The contours generated by the automated segmentation stages often contain more detail than is necessary for quantitative analysis. This is manifested by an excessive number of vertices defining the perimeter of the region, resulting in a significant increase in the storage size of the arrays defining the regions and a less appealing visual appearance. Thus, the region boundaries are smoothed using the Douglas-Peucker algorithm [35] as implemented in OpenCV [36] to reduce the number of vertices, reducing storage volumes and increasing visual appeal while having an insignificant effect on the generated feature metrics passed on to the classification routine.
Region classification
The pixel data in the post-processed regions is extracted and utilized to calculate the feature metrics described previously. The feature matrix is then scaled and passed to a classical machine learning pipeline for classification. After evaluating multiple classification strategies, including several deep learning neural networks, as well as more traditional machine learning techniques such as SVM, the most performant classifier was XG-Boost (XGB) [37].

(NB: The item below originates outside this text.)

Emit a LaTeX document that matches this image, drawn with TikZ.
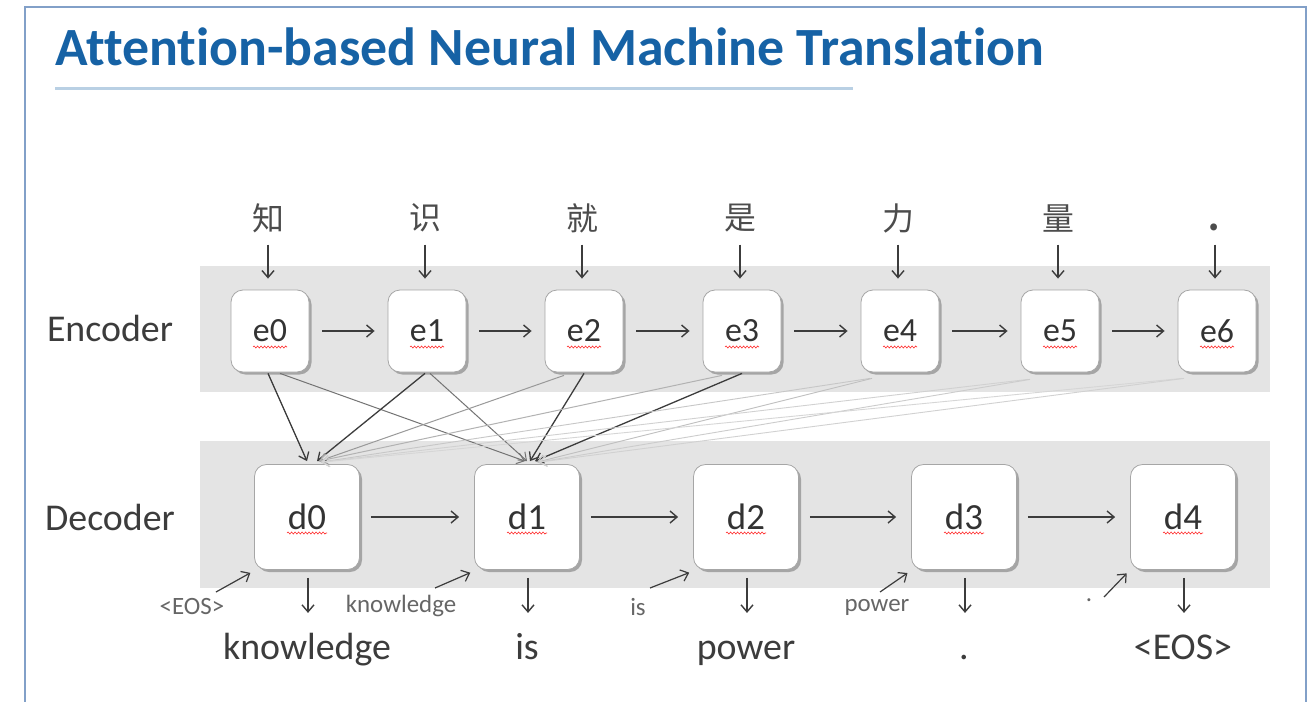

The classification pipeline returns the predicted label along with the probabilities for each structure class. The probabilities can then be used to optionally accept or reject regions, for example, by choosing the class with maximum posterior probability. As noted above, if any of the images in the training data were comprehensively segmented, the prediction results will also include the probability of belonging to the image 'background'. Since all classified regions will likely have a category where the probability is highest (probability ties are rare), the inclusion of a background class reduces the occurrence of false positives due to partial segmentation or gross over-segmentation of structures, as well as ROIs that were generated in regions where no structure exists. Regions classified as “background” are then easily filtered from the final results.
Cell segmentation
Once regions are classified, an optional final step in the pipeline is to sub-segment the structure into its component cells. Here, the ontology also plays a role in determining how to segment the structure into cells. The ontology provides the list of tissues and cell types found within a structure as well as whether the probes present in the structure are on the periphery or in the interior of the structure. Together with the intracellular DAPI staining and the fact that black represents non-cellular areas, the non-peripheral probe colors are used to segment areas most likely to contain cells. We developed a recursive binary segmentation procedure to identify nested structures within a region, where each region is recursively partitioned into two sections using spectral clustering, stopping at a configurable minimum size (Fig. 6b). The cell contours are then returned from this recursive binary spectral clustering for display or further analysis. The ontology can provide the anatomical context to tightly constrain the substructures, such as cell types, that can be found within a structure such as the distal acinar tubule. If desired, a rule-based mechanism can then use the ontology to label substructures based on the anatomical constraints and distribution of the dominant probes (Additional file 1: Figure 2).